La guerre par procuration est ce qui a mis la Libye en lambeaux. La situation actuelle du Mali, notamment à Kidal, est préoccupante en raison des tensions croissantes et des implications géopolitiques. « Nous sommes désormais dans un conflit d’Etat à Etat à travers des acteurs indirects qui sont groupes armés terroristes » rappelle Amidou Tidjani, enseignant-chercheur. Mieux, Fakoro Traoré pense que ce qui s’est passé à Tinzawaten est une « guerre de recolonisation ». Il ajoute également qu’il est : « la suite logique de la guerre contre Kadhafi ».

La libyanisation, caractérisée par un effondrement de l’autorité Étatique et une prolifération des groupes armés, est un risque réel. La récente implication supposée de l’Ukraine, soutenant des « rebelles » maliens, pourrait exacerber cette instabilité en alimentant les conflits internes et en complexifiant les relations internationales. En fait, cette dynamique pourrait inciter d’autres acteurs régionaux ou internationaux à intervenir dans la région sahélienne, augmentant de ce fait le risque de fragmentation de l’ensemble des pays du Sahel. « Ces scénarios sont plausibles au Mali », lit-on sur Le Montagne.

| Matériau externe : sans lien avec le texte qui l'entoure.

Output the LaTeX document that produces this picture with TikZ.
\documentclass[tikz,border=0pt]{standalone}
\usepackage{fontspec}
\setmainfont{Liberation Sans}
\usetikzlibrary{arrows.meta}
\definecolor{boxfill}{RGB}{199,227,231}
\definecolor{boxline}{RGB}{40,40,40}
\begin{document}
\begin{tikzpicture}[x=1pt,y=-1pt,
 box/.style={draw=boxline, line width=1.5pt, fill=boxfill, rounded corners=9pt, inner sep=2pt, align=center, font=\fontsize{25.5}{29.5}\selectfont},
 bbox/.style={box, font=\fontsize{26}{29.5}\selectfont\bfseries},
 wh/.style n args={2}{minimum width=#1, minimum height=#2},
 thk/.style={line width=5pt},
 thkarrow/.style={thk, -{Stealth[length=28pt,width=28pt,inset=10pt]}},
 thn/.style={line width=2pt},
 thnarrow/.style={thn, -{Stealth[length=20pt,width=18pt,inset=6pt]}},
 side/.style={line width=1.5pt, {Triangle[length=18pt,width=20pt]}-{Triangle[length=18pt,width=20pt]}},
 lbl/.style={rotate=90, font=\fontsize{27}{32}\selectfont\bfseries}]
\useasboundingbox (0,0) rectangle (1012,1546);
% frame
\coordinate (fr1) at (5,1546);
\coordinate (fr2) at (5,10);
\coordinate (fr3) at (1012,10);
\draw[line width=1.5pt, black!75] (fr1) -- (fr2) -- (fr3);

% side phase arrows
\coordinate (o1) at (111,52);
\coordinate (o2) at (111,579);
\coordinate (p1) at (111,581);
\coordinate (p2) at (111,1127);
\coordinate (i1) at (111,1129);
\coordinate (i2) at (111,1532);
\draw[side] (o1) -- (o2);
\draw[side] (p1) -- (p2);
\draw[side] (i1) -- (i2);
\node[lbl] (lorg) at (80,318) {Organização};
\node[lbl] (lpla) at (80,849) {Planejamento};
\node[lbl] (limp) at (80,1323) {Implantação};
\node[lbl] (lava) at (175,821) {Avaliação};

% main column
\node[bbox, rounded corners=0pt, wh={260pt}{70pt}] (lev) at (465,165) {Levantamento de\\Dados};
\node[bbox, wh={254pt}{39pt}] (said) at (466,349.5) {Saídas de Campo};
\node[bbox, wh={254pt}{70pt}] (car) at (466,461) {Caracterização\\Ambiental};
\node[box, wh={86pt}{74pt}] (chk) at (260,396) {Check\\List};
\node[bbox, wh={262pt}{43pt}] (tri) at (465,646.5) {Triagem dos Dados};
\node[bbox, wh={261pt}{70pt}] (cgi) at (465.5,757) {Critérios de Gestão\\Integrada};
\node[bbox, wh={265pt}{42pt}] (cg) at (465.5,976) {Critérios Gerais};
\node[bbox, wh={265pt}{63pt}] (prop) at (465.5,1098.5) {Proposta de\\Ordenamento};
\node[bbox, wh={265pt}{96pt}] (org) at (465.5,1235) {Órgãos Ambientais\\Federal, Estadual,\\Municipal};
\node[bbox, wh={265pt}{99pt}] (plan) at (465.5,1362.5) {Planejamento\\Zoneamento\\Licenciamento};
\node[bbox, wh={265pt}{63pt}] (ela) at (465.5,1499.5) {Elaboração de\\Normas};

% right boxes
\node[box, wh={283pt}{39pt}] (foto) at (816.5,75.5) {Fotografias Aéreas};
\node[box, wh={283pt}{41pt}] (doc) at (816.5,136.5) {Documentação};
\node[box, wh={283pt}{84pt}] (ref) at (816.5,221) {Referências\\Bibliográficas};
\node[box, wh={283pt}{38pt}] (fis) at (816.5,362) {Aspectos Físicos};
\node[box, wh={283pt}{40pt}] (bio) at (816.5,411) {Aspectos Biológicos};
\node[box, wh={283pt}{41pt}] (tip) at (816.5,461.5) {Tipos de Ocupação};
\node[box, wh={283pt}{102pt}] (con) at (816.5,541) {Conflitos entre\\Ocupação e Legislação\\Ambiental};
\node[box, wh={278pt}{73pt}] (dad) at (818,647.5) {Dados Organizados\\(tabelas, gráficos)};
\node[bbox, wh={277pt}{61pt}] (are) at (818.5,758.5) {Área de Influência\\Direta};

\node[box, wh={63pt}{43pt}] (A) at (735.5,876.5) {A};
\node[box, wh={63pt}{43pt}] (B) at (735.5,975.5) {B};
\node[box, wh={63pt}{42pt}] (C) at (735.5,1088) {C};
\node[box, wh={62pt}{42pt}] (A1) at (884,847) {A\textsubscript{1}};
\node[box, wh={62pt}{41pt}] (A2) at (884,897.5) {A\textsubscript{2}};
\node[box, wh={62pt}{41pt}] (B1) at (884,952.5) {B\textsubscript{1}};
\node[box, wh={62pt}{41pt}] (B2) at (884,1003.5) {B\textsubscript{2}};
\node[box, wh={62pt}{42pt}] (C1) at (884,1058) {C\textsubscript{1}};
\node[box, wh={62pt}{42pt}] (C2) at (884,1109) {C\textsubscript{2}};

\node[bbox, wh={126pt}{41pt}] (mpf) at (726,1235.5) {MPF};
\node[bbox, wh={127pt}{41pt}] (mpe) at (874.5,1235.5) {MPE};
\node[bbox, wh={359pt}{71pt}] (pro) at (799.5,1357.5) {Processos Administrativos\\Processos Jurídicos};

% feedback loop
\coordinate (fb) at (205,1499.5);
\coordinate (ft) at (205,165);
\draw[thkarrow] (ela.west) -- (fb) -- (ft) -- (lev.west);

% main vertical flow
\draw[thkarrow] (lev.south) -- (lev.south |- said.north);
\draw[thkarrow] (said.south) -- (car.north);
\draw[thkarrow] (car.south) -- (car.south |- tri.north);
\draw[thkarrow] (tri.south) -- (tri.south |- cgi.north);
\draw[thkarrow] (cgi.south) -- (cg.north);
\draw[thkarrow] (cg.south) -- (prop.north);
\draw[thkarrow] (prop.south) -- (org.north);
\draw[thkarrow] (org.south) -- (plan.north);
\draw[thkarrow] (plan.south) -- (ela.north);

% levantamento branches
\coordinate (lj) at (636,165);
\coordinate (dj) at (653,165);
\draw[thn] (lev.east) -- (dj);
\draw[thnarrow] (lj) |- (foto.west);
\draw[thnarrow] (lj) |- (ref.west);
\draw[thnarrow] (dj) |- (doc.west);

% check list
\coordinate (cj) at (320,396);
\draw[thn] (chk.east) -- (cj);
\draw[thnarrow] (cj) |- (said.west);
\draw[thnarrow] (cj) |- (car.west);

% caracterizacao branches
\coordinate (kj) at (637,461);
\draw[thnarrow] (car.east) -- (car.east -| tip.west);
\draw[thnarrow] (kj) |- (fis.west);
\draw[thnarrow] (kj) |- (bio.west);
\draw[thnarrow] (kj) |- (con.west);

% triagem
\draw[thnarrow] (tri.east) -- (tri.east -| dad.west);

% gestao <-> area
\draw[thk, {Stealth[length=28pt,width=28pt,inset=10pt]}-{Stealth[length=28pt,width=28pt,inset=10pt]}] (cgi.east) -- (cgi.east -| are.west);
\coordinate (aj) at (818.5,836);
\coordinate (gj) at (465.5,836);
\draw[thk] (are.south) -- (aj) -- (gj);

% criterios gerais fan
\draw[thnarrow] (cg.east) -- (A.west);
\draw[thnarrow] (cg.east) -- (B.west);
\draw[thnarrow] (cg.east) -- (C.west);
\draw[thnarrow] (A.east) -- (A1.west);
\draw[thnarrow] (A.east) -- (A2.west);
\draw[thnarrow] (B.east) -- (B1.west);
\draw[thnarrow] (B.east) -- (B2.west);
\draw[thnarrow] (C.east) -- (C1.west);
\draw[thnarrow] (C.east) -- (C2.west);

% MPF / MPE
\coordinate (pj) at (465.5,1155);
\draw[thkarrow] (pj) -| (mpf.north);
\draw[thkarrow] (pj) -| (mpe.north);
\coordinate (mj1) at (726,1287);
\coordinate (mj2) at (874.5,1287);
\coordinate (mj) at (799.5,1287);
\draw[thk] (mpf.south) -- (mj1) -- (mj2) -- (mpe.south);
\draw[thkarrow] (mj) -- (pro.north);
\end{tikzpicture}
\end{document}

Pour Wassim Nasr, journaliste et spécialiste des mouvements djihadistes, « la région du Sahel s’inscrit aussi bien que le Soudan dans la stratégie ukrainienne d’internationalisation de la lutte contre la Russie ». Dans « L’Ukraine : l’entraînement des groupes terroristes au Sahel, les mercenaires et l’incursion en Russie », Oleg Nesterenko rapporte que « de telles frappes ukrainiennes contre le Mali ne pouvaient pas avoir lieu sans le soutien direct des pays de l’Otan ».